I have tried recently to focus on the many small decisions I make every day in my classroom.
When Nyah shows up late to class, do I respond to her differently that I do to D’Andre when he shows up late?
When I want my students to read an article that is 14 pages long, do I decide to find a different article because I know 14 pages x 33 students is more copies than I will be able to make?
When Michael asks to go see the nurse for the third straight day, do I let him go?
When Keohna is using her cell phone in class, do I ask her to put it away, take it from her, go stand near her to see if she puts it away on her own, or ignore it?
When Matthew asks me the answer to number 4, do I tell him where to find it, tell him the answer, or tell him to find it himself?
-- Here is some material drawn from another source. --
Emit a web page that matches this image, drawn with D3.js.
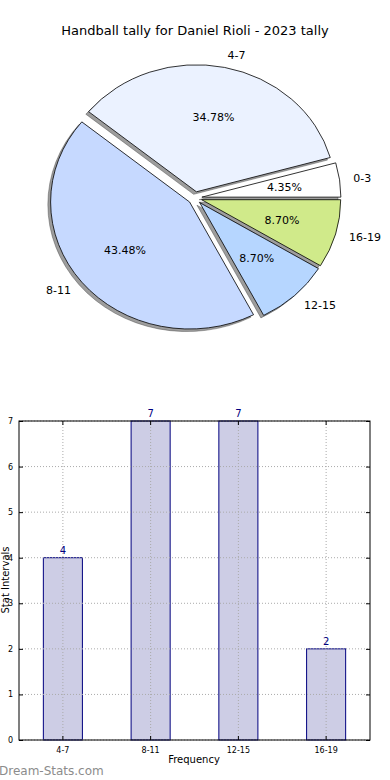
<!DOCTYPE html>
<html>
<head>
<meta charset="utf-8">
<script src="https://cdn.jsdelivr.net/npm/d3@7"></script>
<style>
body{margin:0;background:#fff;}
svg{display:block;font-family:"DejaVu Sans",sans-serif;}
</style>
</head>
<body>
<div id="chart"></div>
<script>
// data
const pieLabels=["0-3","4-7","8-11","12-15","16-19"];
const pieValues=[1,8,10,2,2];
const pieColors=["#ffffff","#ebf2ff","#c6d9ff","#b6d6ff","#d0ea8a"];

const barLabels=["4-7","8-11","12-15","16-19"];
const barValues=[4,7,7,2];
const yTicks=[0,1,2,3,4,5,6,7];

const width=390,height=780;

const svg=d3.select("#chart")
.append("svg")
.attr("width",width)
.attr("height",height);

// title
svg.append("text")
.attr("x",195)
.attr("y",35)
.attr("text-anchor","middle")
.style("font-size","13px")
.text("Handball tally for Daniel Rioli - 2023 tally");

// PIE
const cx=195,cy=198,R=139,ky=127/139,explode=0.05*R;
const total=d3.sum(pieValues);

const pie=d3.pie()
.sort(null)
.startAngle(Math.PI/2)
.endAngle(Math.PI/2-2*Math.PI);

const arcs=pie(pieValues);
const arc=d3.arc().innerRadius(0).outerRadius(R);

// offset for each slice, in unscaled units
function dir(d){
const m=(d.startAngle+d.endAngle)/2;
return [Math.sin(m),-Math.cos(m)];
}

const pg=svg.append("g")
.attr("transform",`translate(${cx},${cy}) scale(1,${ky})`);

// shadows first
pg.selectAll(".sombra")
.data(arcs)
.enter()
.append("path")
.attr("transform",d=>{
const v=dir(d);
return `translate(${v[0]*explode-0.02*R},${v[1]*explode+0.02*R})`;
})
.attr("d",arc)
.attr("fill","#4d4d4d")
.attr("fill-opacity",0.55)
.attr("stroke","#333")
.attr("stroke-opacity",0.5)
.attr("stroke-width",0.8);

pg.selectAll(".cuna")
.data(arcs)
.enter()
.append("path")
.attr("transform",d=>{
const v=dir(d);
return `translate(${v[0]*explode},${v[1]*explode})`;
})
.attr("d",arc)
.attr("fill",(d,i)=>pieColors[i])
.attr("stroke","#000")
.attr("stroke-width",0.8)
.attr("vector-effect","non-scaling-stroke");

// labels outside
svg.selectAll(".etiqueta")
.data(arcs)
.enter()
.append("text")
.attr("x",d=>{const v=dir(d);return cx+v[0]*(explode+1.1*R);})
.attr("y",d=>{const v=dir(d);return cy+v[1]*(explode+1.1*R)*ky;})
.attr("dy","0.35em")
.attr("text-anchor",d=>dir(d)[0]>0?"start":"end")
.style("font-size","11px")
.text((d,i)=>pieLabels[i]);

// percents
svg.selectAll(".pct")
.data(arcs)
.enter()
.append("text")
.attr("x",d=>{const v=dir(d);return cx+v[0]*(explode+0.6*R);})
.attr("y",d=>{const v=dir(d);return cy+v[1]*(explode+0.6*R)*ky;})
.attr("dy","0.35em")
.attr("text-anchor","middle")
.style("font-size","11px")
.text(d=>(d.value/total*100).toFixed(2)+"%");

// BARS
const bLeft=19,bRight=370,bTop=421,bBottom=740;

const x=d3.scaleBand()
.domain(barLabels)
.range([bLeft,bRight])
.paddingInner(0.555)
.paddingOuter(0.2775);

const y=d3.scaleLinear()
.domain([0,7])
.range([bBottom,bTop]);

// bars
svg.selectAll(".barra")
.data(barValues)
.enter()
.append("rect")
.attr("x",(d,i)=>x(barLabels[i]))
.attr("y",d=>y(d))
.attr("width",x.bandwidth())
.attr("height",d=>y(0)-y(d))
.attr("fill","#cdcde5")
.attr("stroke","#00007f")
.attr("stroke-width",1);

// grid on top
svg.append("g")
.selectAll("line")
.data(yTicks)
.enter()
.append("line")
.attr("x1",bLeft)
.attr("x2",bRight)
.attr("y1",d=>y(d))
.attr("y2",d=>y(d))
.attr("stroke","#aaa")
.attr("stroke-dasharray","1,2");

svg.append("g")
.selectAll("line")
.data(barLabels)
.enter()
.append("line")
.attr("x1",d=>x(d)+x.bandwidth()/2)
.attr("x2",d=>x(d)+x.bandwidth()/2)
.attr("y1",bTop)
.attr("y2",bBottom)
.attr("stroke","#aaa")
.attr("stroke-dasharray","1,2");

// axes
svg.append("g")
.attr("transform",`translate(${bLeft},0)`)
.call(d3.axisLeft(y).tickValues(yTicks).tickFormat(d3.format("d")).tickSizeInner(-4).tickSizeOuter(0).tickPadding(6))
.call(g=>g.select(".domain").remove())
.call(g=>g.selectAll("text").style("font-size","8px").style("font-family","DejaVu Sans"));

svg.append("g")
.attr("transform",`translate(${bRight},0)`)
.call(d3.axisRight(y).tickValues(yTicks).tickSizeInner(-4).tickSizeOuter(0).tickFormat(""))
.call(g=>g.select(".domain").remove());

svg.append("g")
.attr("transform",`translate(0,${bBottom})`)
.call(d3.axisBottom(x).tickSizeInner(-4).tickSizeOuter(0).tickPadding(7))
.call(g=>g.select(".domain").remove())
.call(g=>g.selectAll("text").style("font-size","8px").style("font-family","DejaVu Sans"));

svg.append("g")
.attr("transform",`translate(0,${bTop})`)
.call(d3.axisTop(x).tickSizeInner(-4).tickSizeOuter(0).tickFormat(""))
.call(g=>g.select(".domain").remove());

// frame
svg.append("rect")
.attr("x",bLeft)
.attr("y",bTop)
.attr("width",bRight-bLeft)
.attr("height",bBottom-bTop)
.attr("fill","none")
.attr("stroke","#000")
.attr("stroke-width",1);

// value labels
svg.selectAll(".valor")
.data(barValues)
.enter()
.append("text")
.attr("x",(d,i)=>x(barLabels[i])+x.bandwidth()/2)
.attr("y",d=>y(d)-4)
.attr("text-anchor","middle")
.attr("fill","#00007f")
.style("font-size","10px")
.text(d=>d);

// axis titles
svg.append("text")
.attr("x",194)
.attr("y",763)
.attr("text-anchor","middle")
.style("font-size","10px")
.text("Frequency");

svg.append("text")
.attr("transform","rotate(-90)")
.attr("x",-580)
.attr("y",9)
.attr("text-anchor","middle")
.style("font-size","10px")
.text("Stat Intervals");

// watermark
svg.append("text")
.attr("x",-1)
.attr("y",775)
.attr("fill","#8c8c8c")
.style("font-size","12px")
.text("Dream-Stats.com");
</script>
</body>
</html>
The list could go on and on.
I am not claiming that any or all of these decisions I make are particularly impactful on the learning experience for students. Some are. Some are not. I do know that I have become much less thoughtful about every small decision I make in the classroom, and that, perhaps counter-intuitively, makes me a better teacher.
You see, it is these microdecisions that overwhelm new teachers. I was significantly more conscious of the many decisions I had to make earlier in my career. I would come home mentally exhausted because of it. Now, much more, I read the situation and react to it based on years of experience. The amount of decisions I make on a daily basis is probably greater than ever, but the efficiency and confidence with which I make these decisions is also higher.
If you are a teacher, take some time this week while teaching to do a little meta-reflection. Think about the decisions you are making as you make them. I think you’ll impress yourself with the complexity of your day-to-day.